Through the analysis of 90 samples, the relationship between the upper and lower limits of the dimensionless drift rate of the pier under the damage limit state and PGA was obtained. The results are shown in Figure 10.

Comparisons of the fragility curves in terms of the pier are presented in Figure 10. In the range of PGA < 0.15 g, the aqueduct is most likely to be in an intact or slight damage state. In the PGA range of 0.15–0.2g, the aqueduct is most likely to be in a state of slight damage or complete damage, while when the PGA range exceeds 0.2 g, the probability of complete damage is more than 50% and increasing rapidly.

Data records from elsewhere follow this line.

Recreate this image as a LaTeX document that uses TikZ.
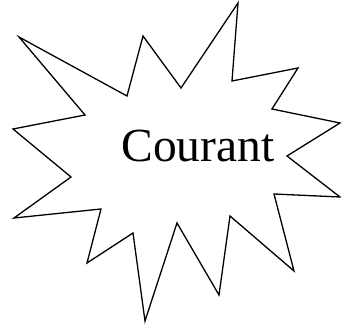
\documentclass[tikz,border=0pt]{standalone}
\usepackage{fontspec}
\setmainfont{Liberation Serif}
\begin{document}
\begin{tikzpicture}[x=1pt, y=-1pt, burst/.style={draw, line width=1.3pt, line join=miter}]
\useasboundingbox (0,0) rectangle (341,326);
\draw[burst] (19,37) -- (127,96) -- (143,36) -- (181,88) -- (238,3) -- (232,81)
  -- (298,68) -- (272,109) -- (340,123) -- (287,156) -- (340,197) -- (274,194)
  -- (294,271) -- (230,216) -- (219,295) -- (177,223) -- (145,321) -- (133,233)
  -- (87,263) -- (101,209) -- (14,218) -- (71,177) -- (13,129) -- (85,115) -- cycle;
\node[anchor=base, inner sep=0pt, font=\fontsize{47.5}{50}\selectfont] (courant) at (198,162) {Courant};
\end{tikzpicture}
\end{document}
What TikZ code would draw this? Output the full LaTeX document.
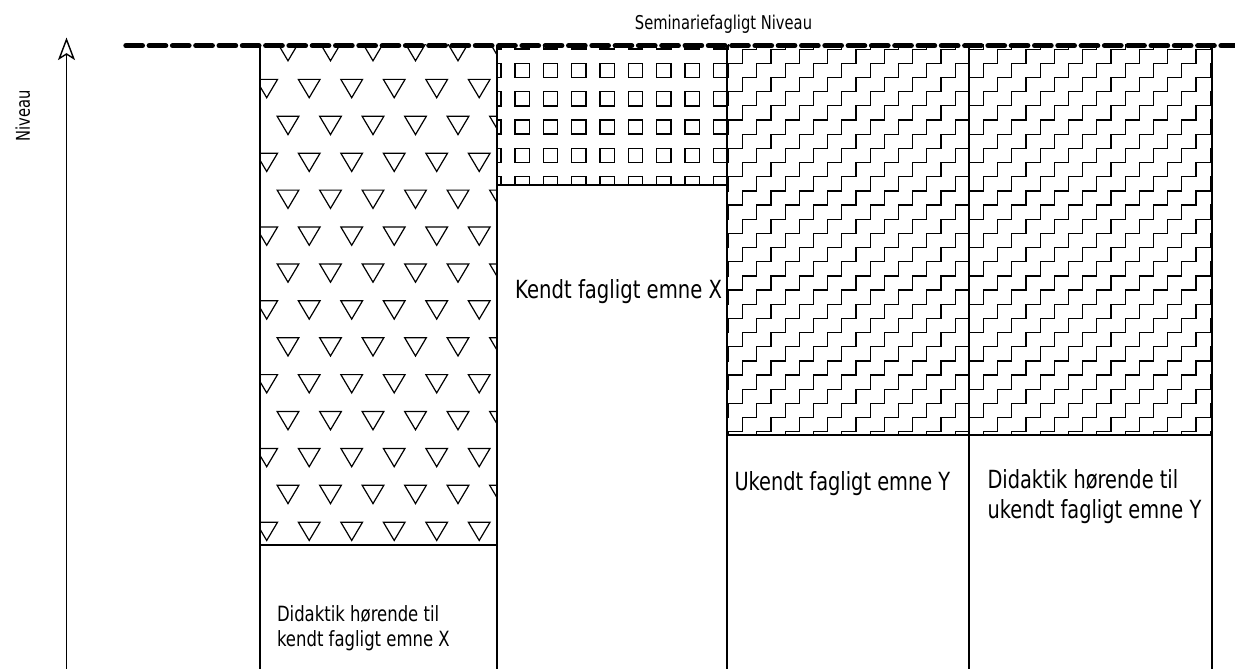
\documentclass[tikz,border=0pt]{standalone}
\usepackage{fontspec}
\newfontfamily\tf{DejaVu Sans}[FakeStretch=0.775]
\newfontfamily\tfw{DejaVu Sans}[FakeStretch=0.785]
\usetikzlibrary{arrows.meta}
\begin{document}
\begin{tikzpicture}[x=1pt,y=-1pt,
  border/.style={line width=1.8pt},
  pat/.style={line width=1.2pt, line join=miter},
  sqpat/.style={line width=1.6pt},
  lbl/.style={anchor=base west, inner sep=0pt, font=\tf\fontsize{25}{30}\selectfont},
  lblw/.style={anchor=base west, inner sep=0pt, font=\tfw\fontsize{25}{30}\selectfont},
  lblsm/.style={anchor=base west, inner sep=0pt, font=\tfw\fontsize{21}{25}\selectfont},
  lblti/.style={anchor=base west, inner sep=0pt, font=\tf\fontsize{19}{23}\selectfont},
  levelline/.style={line width=5pt, dash pattern=on 16.7pt off 6.6pt, line cap=round},
  axis/.style={line width=1.4pt},
  axhead/.style={line width=1.4pt, line join=miter, fill=white}]
\useasboundingbox (0,0) rectangle (1235,669);

% triangles pattern (column 1)
\begin{scope}
\clip (260,45) rectangle (497,545);
\foreach \r in {0,...,13}{
  \pgfmathsetmacro\ty{42.5+36.9*\r}
  \pgfmathsetmacro\ox{mod(\r,2)==0 ? 288 : 266.7}
  \foreach \k in {0,...,6}{
    \pgfmathsetmacro\cx{\ox+42.5*\k}
    \draw[pat] (\cx-10.85,\ty) -- (\cx+10.85,\ty) -- (\cx,\ty+18.3) -- cycle;
  }
}
\end{scope}

% squares pattern (column 2)
\begin{scope}
\clip (497,45) rectangle (727,185);
\foreach \r in {0,...,5}{
  \foreach \k in {0,...,8}{
    \draw[sqpat] ({486.7+28.33*\k},{35+28.33*\r}) rectangle ++(14.3,14.3);
  }
}
\end{scope}

% staircase pattern (columns 3 and 4)
\begin{scope}
\clip (727,45) rectangle (1212,435);
\foreach \k in {-16,...,18}{
  \draw[pat] ({728.5+28.333*\k},445.9) \foreach \i in {1,...,30}{ -- ++(0,-14.1667) -- ++(14.1667,0) };
}
\end{scope}

% column borders
\foreach \x in {260,497,727,969,1212}{
  \draw[border] (\x,45) -- (\x,670);
}
\draw[border] (260,545) -- (497,545);
\draw[border] (497,185) -- (727,185);
\draw[border] (727,435) -- (1212,435);

% level line
\draw[levelline] (125.8,45.7) -- (1245,45.7);

% axis with open arrowhead
\coordinate (axb) at (66.5,670);
\coordinate (axn) at (66.5,54);
\coordinate (axt) at (66.5,39.5);
\draw[axis] (axb) -- (axn);
\draw[axhead] (axt) -- (59.3,58.5) -- (axn) -- (73.7,58.5) -- cycle;

% labels
\node[lblti] (ttl) at (634.7,30) {Seminariefagligt Niveau};
\node[rotate=90, anchor=base, inner sep=0pt, font=\tf\fontsize{19}{23}\selectfont] (niv) at (30,116) {Niveau};
\node[lblw] (kx) at (515,298.3) {Kendt fagligt emne X};
\node[lbl] (uy) at (734.3,490) {Ukendt fagligt emne Y};
\node[lbl] (d4a) at (987.3,488.3) {Didaktik hørende til};
\node[lbl] (d4b) at (987.3,518.3) {ukendt fagligt emne Y};
\node[lblsm] (d1a) at (276.8,621.7) {Didaktik hørende til};
\node[lblsm] (d1b) at (276.8,646.7) {kendt fagligt emne X};
\end{tikzpicture}
\end{document}
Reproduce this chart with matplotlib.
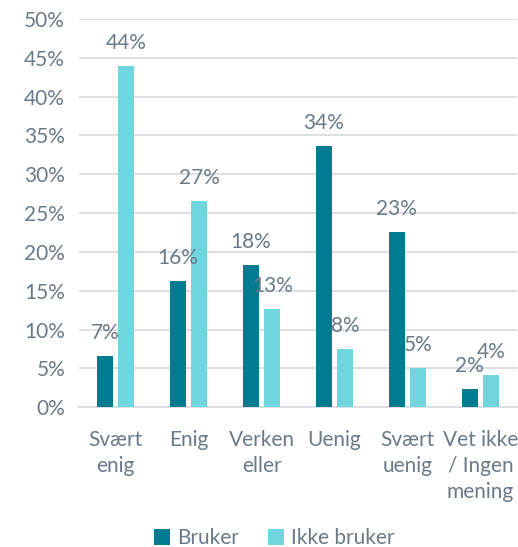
import matplotlib
matplotlib.use("Agg")
import matplotlib.pyplot as plt
from matplotlib.patches import Patch
import numpy as np

# --- Data -------------------------------------------------------------------
categories = ["Svært\nenig", "Enig", "Verken\neller", "Uenig", "Svært\nuenig", "Vet ikke\n/ Ingen\nmening"]
bruker = [6.6, 16.3, 18.3, 33.6, 22.6, 2.3]
ikke_bruker = [43.9, 26.6, 12.7, 7.5, 5.0, 4.2]
series_names = ["Bruker", "Ikke bruker"]
y_ticks = [0, 5, 10, 15, 20, 25, 30, 35, 40, 45, 50]

# --- Style ------------------------------------------------------------------
DARK = "#007B8F"
LIGHT = "#6FD6E0"
TEXT = "#6A7A89"
GRID = "#DCE0E4"
FONT = 15

plt.rcParams["font.family"] = ["Lato", "DejaVu Sans"]

fig = plt.figure(figsize=(5.18, 5.47), dpi=100)
ax = fig.add_axes([79 / 518, 1 - 407.3 / 547, 438 / 518, (407.3 - 19) / 547])

x = np.arange(len(categories))
w = 0.226
off = 0.147
b1 = ax.bar(x - off, bruker, w, color=DARK, zorder=3)
b2 = ax.bar(x + off, ikke_bruker, w, color=LIGHT, zorder=3)

for bars, vals in ((b1, bruker), (b2, ikke_bruker)):
    for rect, v in zip(bars, vals):
        ax.annotate(f"{int(v + 0.5)}%", (rect.get_x() + rect.get_width() / 2, v),
                    xytext=(0, 23), textcoords="offset pixels",
                    ha="center", va="center", color=TEXT, fontsize=FONT, zorder=4)

ax.set_xlim(-0.5, len(categories) - 0.5)
ax.set_ylim(0, 50)
ax.set_yticks(y_ticks)
ax.set_yticklabels([f"{t}%" for t in y_ticks])
ax.set_xticks(x)
ax.set_xticklabels(categories, linespacing=1.38)
ax.tick_params(axis="both", length=0, colors=TEXT, labelsize=FONT)
ax.tick_params(axis="y", pad=10)
ax.tick_params(axis="x", pad=16)
for lab in ax.get_xticklabels():
    lab.set_verticalalignment("top")

ax.grid(axis="y", color=GRID, linewidth=1.5, zorder=0)
for s in ("top", "right", "left"):
    ax.spines[s].set_visible(False)
ax.spines["bottom"].set_color(GRID)
ax.spines["bottom"].set_linewidth(1.5)

handles = [Patch(facecolor=DARK, label=series_names[0]),
           Patch(facecolor=LIGHT, label=series_names[1])]
fig.legend(handles=handles, loc="center", bbox_to_anchor=(274 / 518, 1 - 538 / 547),
           ncol=2, frameon=False, fontsize=FONT, labelcolor=TEXT,
           handlelength=0.8, handleheight=0.8, handletextpad=0.3, columnspacing=1.4)

fig.savefig("out.png", dpi=100)
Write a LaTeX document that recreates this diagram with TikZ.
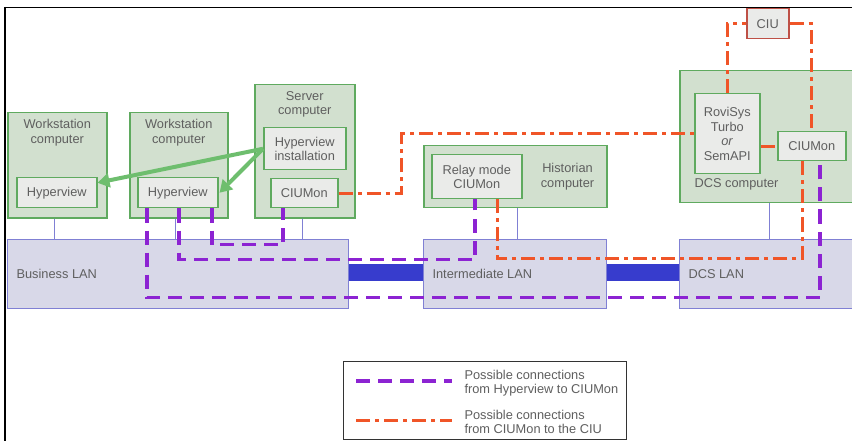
\documentclass[tikz,border=0pt]{standalone}
\usepackage{fontspec}
\setmainfont{Liberation Sans}
\usetikzlibrary{arrows.meta,calc}
\definecolor{txtgray}{RGB}{95,95,95}
\definecolor{pcfill}{RGB}{210,224,207}
\definecolor{pcgreen}{RGB}{95,170,95}
\definecolor{appfill}{RGB}{234,235,233}
\definecolor{lanfill}{RGB}{216,216,232}
\definecolor{lanedge}{RGB}{128,128,212}
\definecolor{busblue}{RGB}{55,60,205}
\definecolor{hvpurple}{RGB}{140,35,210}
\definecolor{ciured}{RGB}{240,85,40}
\definecolor{ciuedge}{RGB}{190,80,70}
\definecolor{pushgreen}{RGB}{110,190,110}

\begin{document}
\begin{tikzpicture}[x=1pt,y=-1pt,
  font=\fontsize{12.8}{14.5}\selectfont, text=txtgray,
  pc/.style={draw=pcgreen, fill=pcfill, line width=1.5pt, inner sep=0pt, anchor=north west},
  app/.style={draw=pcgreen, fill=appfill, line width=1.5pt, inner sep=0pt, anchor=north west, align=center},
  ciubox/.style={draw=ciuedge, fill=appfill, line width=1.5pt, inner sep=0pt, anchor=north west},
  pcname/.style={anchor=north, align=center, yshift=-4pt},
  lan/.style={draw=lanedge, fill=lanfill, line width=1pt, inner sep=0pt, anchor=north west},
  lanname/.style={anchor=west, xshift=6pt},
  lanlink/.style={draw=lanedge, line width=1pt},
  bus/.style={draw=busblue, line width=17pt},
  hvlink/.style={draw=hvpurple, line width=3.5pt, dash pattern=on 14pt off 8pt},
  ciulink/.style={draw=ciured, line width=3pt, dash pattern=on 14pt off 5pt on 4pt off 5pt},
  push/.style={draw=pushgreen, line width=4pt, -{Triangle[length=12pt,width=14pt]}},
  legtext/.style={anchor=west, align=left},
]
\useasboundingbox (0,0) rectangle (852,441);
\draw[line width=1pt] (852,8) -- (4,8);
\draw[line width=2pt] (5,7) -- (5,441);

\node[lan, minimum width=341pt, minimum height=69pt, label={[lanname]west:Business LAN}] (blan) at (7,239) {};
\node[lan, minimum width=183pt, minimum height=69pt, label={[lanname]west:Intermediate LAN}] (ilan) at (423,239) {};
\node[lan, minimum width=190pt, minimum height=69pt, label={[lanname]west:DCS LAN}] (dlan) at (679,239) {};
\draw[bus] ([yshift=2pt]blan.east) -- ([yshift=2pt]ilan.west);
\draw[bus] ([yshift=2pt]ilan.east) -- ([yshift=2pt]dlan.west);

\node[pc, minimum width=99pt, minimum height=105pt, label={[pcname]north:Workstation\\computer}] (ws1) at (7,112) {};
\node[pc, minimum width=98pt, minimum height=105pt, label={[pcname]north:Workstation\\computer}] (ws2) at (129,112) {};
\node[pc, minimum width=100pt, minimum height=133pt, label={[pcname]north:Server\\computer}] (srv) at (254,84) {};
\node[pc, minimum width=183pt, minimum height=62pt] (hist) at (423,145) {};
\node[align=center] (histname) at ($(hist.east)+(-40,0)$) {Historian\\computer};
\node[pc, minimum width=190pt, minimum height=132pt] (dcs) at (679,70) {};
\node[anchor=west] (dcsname) at ([shift={(12,-19)}]dcs.south west) {DCS computer};

\node[app, minimum width=80pt, minimum height=30pt] (hv1) at (16,177) {Hyperview};
\node[app, minimum width=80pt, minimum height=30pt] (hv2) at (137,177) {Hyperview};
\node[app, minimum width=82pt, minimum height=42pt] (hvinst) at (263,127) {Hyperview\\installation};
\node[app, minimum width=67pt, minimum height=29pt] (ciumon1) at (270,178) {CIUMon};
\node[app, minimum width=90pt, minimum height=44pt] (relay) at (431,154) {Relay mode\\CIUMon};
\node[app, minimum width=65pt, minimum height=80pt] (rovi) at (694,93) {RoviSys\\Turbo\\\textit{or}\\SemAPI};
\node[app, minimum width=68pt, minimum height=29pt] (ciumon2) at (777,131) {CIUMon};
\node[ciubox, minimum width=42pt, minimum height=30pt] (ciu) at (746,8) {CIU};

\draw[lanlink] ([xshift=-3pt]ws1.south) -- ([xshift=-3pt]ws1.south |- blan.north);
\draw[lanlink] ([xshift=-3pt]ws2.south) -- ([xshift=-3pt]ws2.south |- blan.north);
\draw[lanlink] ([xshift=-2pt]srv.south) -- ([xshift=-2pt]srv.south |- blan.north);
\draw[lanlink] ([xshift=2pt]hist.south) -- ([xshift=2pt]hist.south |- ilan.north);
\draw[lanlink] ([xshift=90pt]dcs.south west) -- ([xshift=90pt]dlan.north west);

\draw[hvlink] ([xshift=10pt]hv2.south west) -- ++(0,89) -| ([xshift=43pt]ciumon2.south west);
\draw[hvlink] ([xshift=42pt]hv2.south west) -- ++(0,51) -| ([xshift=44pt]relay.south west);
\draw[hvlink] ([xshift=75pt]hv2.south west) -- ++(0,36) -| ([xshift=13pt]ciumon1.south west);

\draw[ciulink] (ciumon1.east) -- ++(63,0) |- (rovi.west);
\draw[ciulink] (rovi.north) |- (ciu.west);
\draw[ciulink] (ciu.east) -| ([xshift=34pt]ciumon2.north west);
\draw[ciulink] (rovi.east |- ciumon2.west) -- (ciumon2.west);
\draw[ciulink] ([xshift=25pt]ciumon2.south west) -- ++(0,97) -| ([xshift=66pt]relay.south west);

\draw[push] (hvinst.west) -- ([yshift=10pt]hv1.east);
\draw[push] (hvinst.west) -- ([xshift=1pt]hv2.east);

\node[draw=black!80, line width=1pt, fill=white, inner sep=0pt, anchor=north west, minimum width=283pt, minimum height=78pt] (legend) at (343,361) {};
\coordinate (hvkey) at ([shift={(13,20)}]legend.north west);
\coordinate (ciukey) at ([shift={(13,59)}]legend.north west);
\draw[hvlink] (hvkey) -- ++(96,0);
\draw[ciulink] (ciukey) -- ++(96,0);
\node[legtext] (hvtext) at ([shift={(118,22)}]legend.north west) {Possible connections\\from Hyperview to CIUMon};
\node[legtext] (ciutext) at ([shift={(118,61)}]legend.north west) {Possible connections\\from CIUMon to the CIU};
\end{tikzpicture}
\end{document}
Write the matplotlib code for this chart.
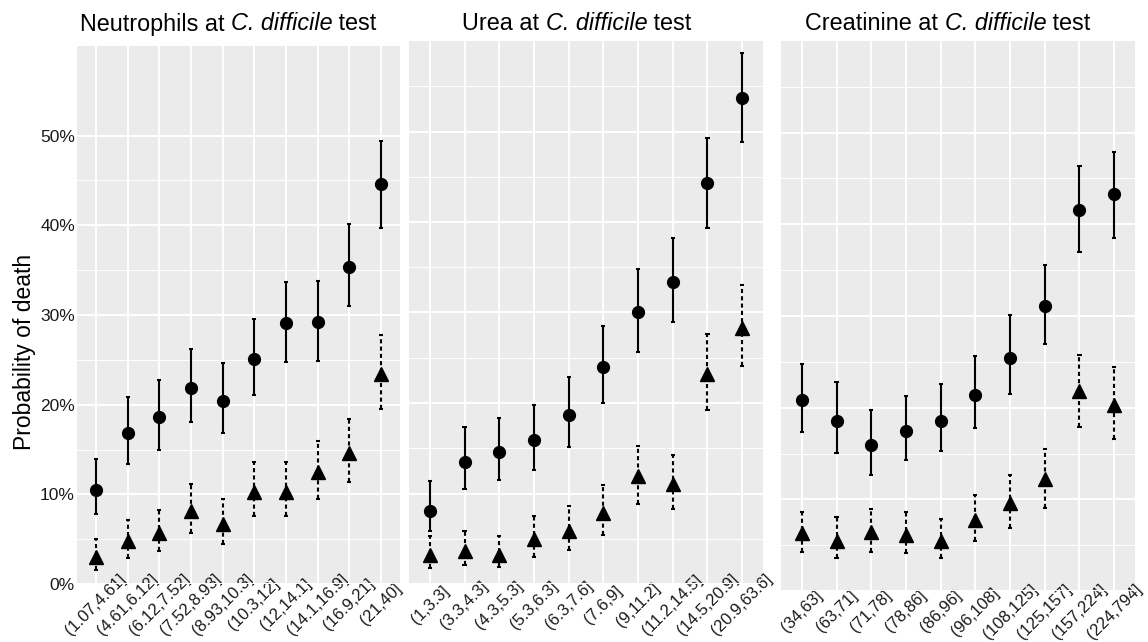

As observed from Figure 11, the aqueduct at present is vulnerable. Seismic rehabilitation is necessary under the current circumstances, and the seismic vulnerability of the water stop is not as significant as the pier. However, the seismic vulnerability of the water stop may be influenced by the performance of the pier and the height difference between adjacent piers.

7. Conclusions

This paper presents a seismic fragility evaluation of an old aqueduct considering leakage risk. Based on the Hua Shigou aqueduct in Ningxia Province, the numerical analysis for risk evaluation was evolved from a probabilistic model, and specific water stop damage states were proposed. By a cluster of IDA, the seismic fragility of the old aqueduct was obtained. The conclusions below are drawn:

• An analytical model incorporating water variant, concrete strength, and bearing performance degradation is proposed, in which a water stop is considered a nonlinear gap element. This analytical model can be largely used for the vulnerability analysis of general aqueducts.
• The damage state of the rubber water stop is proposed based on the rubber pad theory. The damage limit state of the water stop is defined by the tangent of the shear angle. In the range of tanγ < 0.5, the damage status is defined as intact; in the range of 0.5–1, the damage status is defined as slight damage; in the range of 1–2, the damage status is defined as moderate damage; in the range of 2–3, the damage status is defined as extensive damage; and when tanγ exceeds 3, the damage status is defined as complete damage.
• With the increase in ground motion, the probability of the water stop’s leakage risk is significantly increased. However, the water stop has better ductility compared with the pier according to the vulnerability curve shown in Figure 11. It is necessary to evaluate the seismic fragility of old aqueducts with long service history, and seismic rehabilitation could be needed for these aqueducts based on the vulnerability curve.

The effect of the height difference between adjacent piers and the local damage of prestressed concrete superstructures under fluid–structure coupling will be studied in future work.